To better illustrate the difference, let’s look at a chart from a Virginia Postrel article on the difference between cute and glamour:
Fujiko embodies the ageless, mysterious, sophisticated, exotic desire and sex appeal associated with glamour. Her poses are drawn to entice longing in Lupin and the audience. Clarisse, Murasaki, and Rebecca instead are child-like, innocent, vulnerable, endearing girls with big eyes. Even tough girl Oleander has more in common with the vulnerability of the cute than Fujiko’s worldly glamour. This shift changes the relationships Lupin has, as in the manga, where glamour reigns, he wants–and gets—sex. But the cuteness brigade brings out the big brother and the white knight. And while the long-standing flirtation between Lupin and Fujiko continues, she is no longer his love interest nor are they quite so intimate as in the manga.
The loss of glamour doesn’t just affect Fujiko. An appreciation for the finer things in life vanishes as well. In The Mystery of Mamo, the gang enjoys good food, good wine, and classic cars that would make Clive Cussler and Dirk Pitt envious. The Castle of Cagliostro replaces these with a junker of a car, a gang that is closer to impoverished than flush with cash, and an inability to enjoy the fruits of their immoral labors. Lupin himself loses his own sophistication, beginning a long Flanderization into a buffoon. I can understand not wanting to promote the lawlessness of a thief, but the gentleman thief/phantom thief archetype that Lupin embodies requires sophistication, especially since his marks are millionaires and billionaires. And, like his grandfather, Maurice Leblanc’s Arsène Lupin, he has to fit in with high society and identify the countless fakes passed off on unwary buyers.

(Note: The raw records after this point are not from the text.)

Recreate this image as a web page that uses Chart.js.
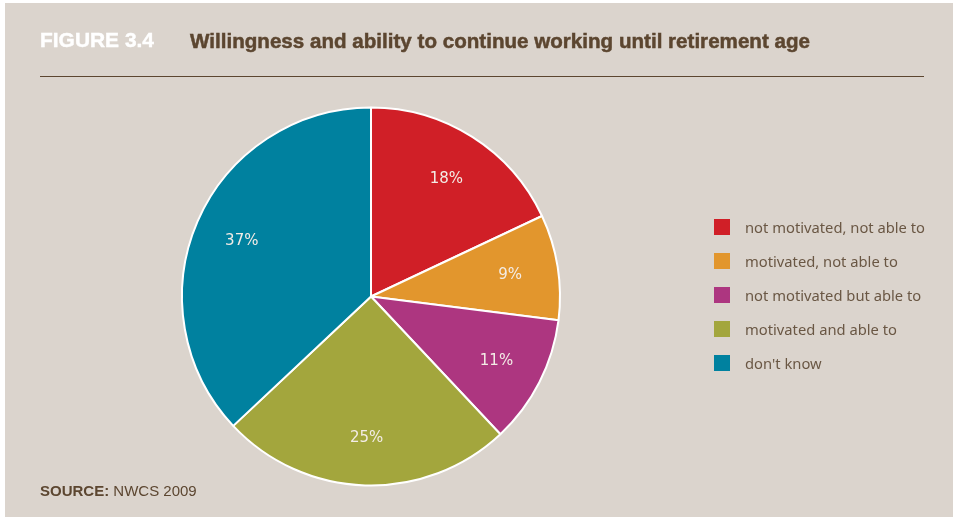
<!DOCTYPE html>
<html>
<head>
<meta charset="utf-8">
<script src="https://cdn.jsdelivr.net/npm/chart.js@4"></script>
<style>
  html, body { margin: 0; padding: 0; background: #fff; }
  #page {
    position: absolute; left: 5px; top: 3px; width: 948px; height: 514px;
    background: #dbd4cd; overflow: hidden;
  }
  #chart { position: absolute; left: -5px; top: -3px; }
  .fig {
    position: absolute; left: 35px; top: 26px; white-space: nowrap;
    font-family: "Liberation Sans", Arial, sans-serif; font-weight: bold;
    font-size: 20px; color: #fff; transform-origin: left top;
    -webkit-text-stroke: 0.4px #fff;
  }
  .title {
    position: absolute; left: 185px; top: 26px; white-space: nowrap;
    font-family: "Liberation Sans", Arial, sans-serif; font-weight: bold;
    font-size: 21px; color: #5c4630; transform-origin: left top;
    -webkit-text-stroke: 0.5px #5c4630;
  }
  .rule {
    position: absolute; left: 35px; top: 73px; width: 884px; height: 0;
    border-top: 1.5px solid #5c4630;
  }
  .source {
    position: absolute; left: 35px; top: 479px; white-space: nowrap;
    font-family: "Liberation Sans", Arial, sans-serif; font-size: 15px; color: #5c4630;
  }
  .source b { font-weight: bold; }
  #legend { position: absolute; left: 709px; top: 216px; }
  .item { position: relative; height: 34px; white-space: nowrap; }
  .item span.box { position: absolute; left: 0; top: 0; width: 16px; height: 16px; }
  .item span.txt {
    position: absolute; left: 31px; top: -2px; transform-origin: left top;
    font-family: "Noto Sans", sans-serif; font-size: 15px; color: #6a5744;
  }
</style>
</head>
<body>
<div id="page">
  <canvas id="chart" width="953" height="517"></canvas>
  <div class="fig" id="fig">FIGURE 3.4</div>
  <div class="title" id="title">Willingness and ability to continue working until retirement age</div>
  <div class="rule"></div>
  <div id="legend"></div>
  <div class="source"><b>SOURCE:</b> NWCS 2009</div>
</div>
<script>
const categories = [
  'not motivated, not able to',
  'motivated, not able to',
  'not motivated but able to',
  'motivated and able to',
  "don't know"
];
const shares = [18, 9, 11, 25, 37];
const sliceColors = ['#d01f27', '#e2962d', '#ad3680', '#a3a63d', '#00819f'];

// squeeze a heading to the width it should occupy
function fitWidth(el, target) {
  const w = el.getBoundingClientRect().width;
  el.style.transform = 'scaleX(' + (target / w) + ')';
}
fitWidth(document.getElementById('fig'), 114);
fitWidth(document.getElementById('title'), 620);

// percentage labels placed inside each slice
const sliceLabels = {
  id: 'sliceLabels',
  afterDatasetsDraw(chart) {
    const ctx = chart.ctx;
    const meta = chart.getDatasetMeta(0);
    ctx.save();
    ctx.font = '15px "DejaVu Sans", sans-serif';
    ctx.fillStyle = '#f3ece6';
    ctx.textAlign = 'center';
    ctx.textBaseline = 'middle';
    meta.data.forEach((arc, i) => {
      const mid = (arc.startAngle + arc.endAngle) / 2;
      const r = arc.outerRadius * 0.745;
      ctx.fillText(shares[i] + '%', arc.x + Math.cos(mid) * r, arc.y + Math.sin(mid) * r + 1);
    });
    ctx.restore();
  }
};

const chart = new Chart(document.getElementById('chart').getContext('2d'), {
  type: 'pie',
  data: {
    labels: categories,
    datasets: [{
      data: shares,
      backgroundColor: sliceColors,
      borderColor: '#ffffff',
      borderWidth: 2
    }]
  },
  options: {
    responsive: false,
    animation: false,
    layout: { padding: { left: 181, right: 392, top: 106, bottom: 30 } },
    plugins: {
      legend: { display: false },
      tooltip: { enabled: false }
    }
  },
  plugins: [sliceLabels]
});

// legend built from the same categories and colours
const legend = document.getElementById('legend');
categories.forEach((name, i) => {
  const row = document.createElement('div');
  row.className = 'item';
  row.innerHTML = '<span class="box" style="background:' + sliceColors[i] + '"></span>' +
    '<span class="txt">' + name + '</span>';
  legend.appendChild(row);
});
// first entry spans 180px in the printed layout
const first = legend.querySelector('.txt');
const k = 180 / first.getBoundingClientRect().width;
legend.querySelectorAll('.txt').forEach(t => { t.style.transform = 'scaleX(' + k + ')'; });
</script>
</body>
</html>
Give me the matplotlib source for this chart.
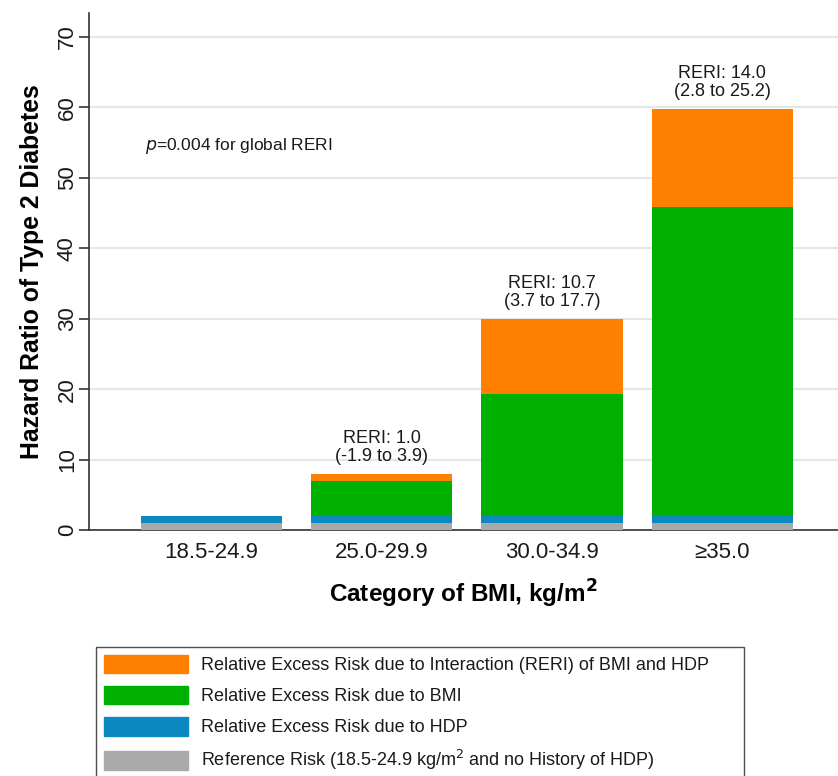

In later years, Miyazaki would decry the growing otaku-ization of the animation industry, including moe-ification of heroines. Ironically, with Castle of Cagliostro, by removing the more mature, sexual relationship between Lupin and Fujiko, he helped set the stage for the very trends he would later despise. It would take thirty years before the creative minds entrusted with the franchise would return to the glamour of the manga, starting with The Woman Called Fujiko Mine. Although not without growing pains, as the franchise is learning that brooding, sexual, and violent are not synonyms for mature and sophisticated. For the time being, though, The Mystery of Mamo is the closest a Lupin fan will get to the feel of an animated chapter of the manga.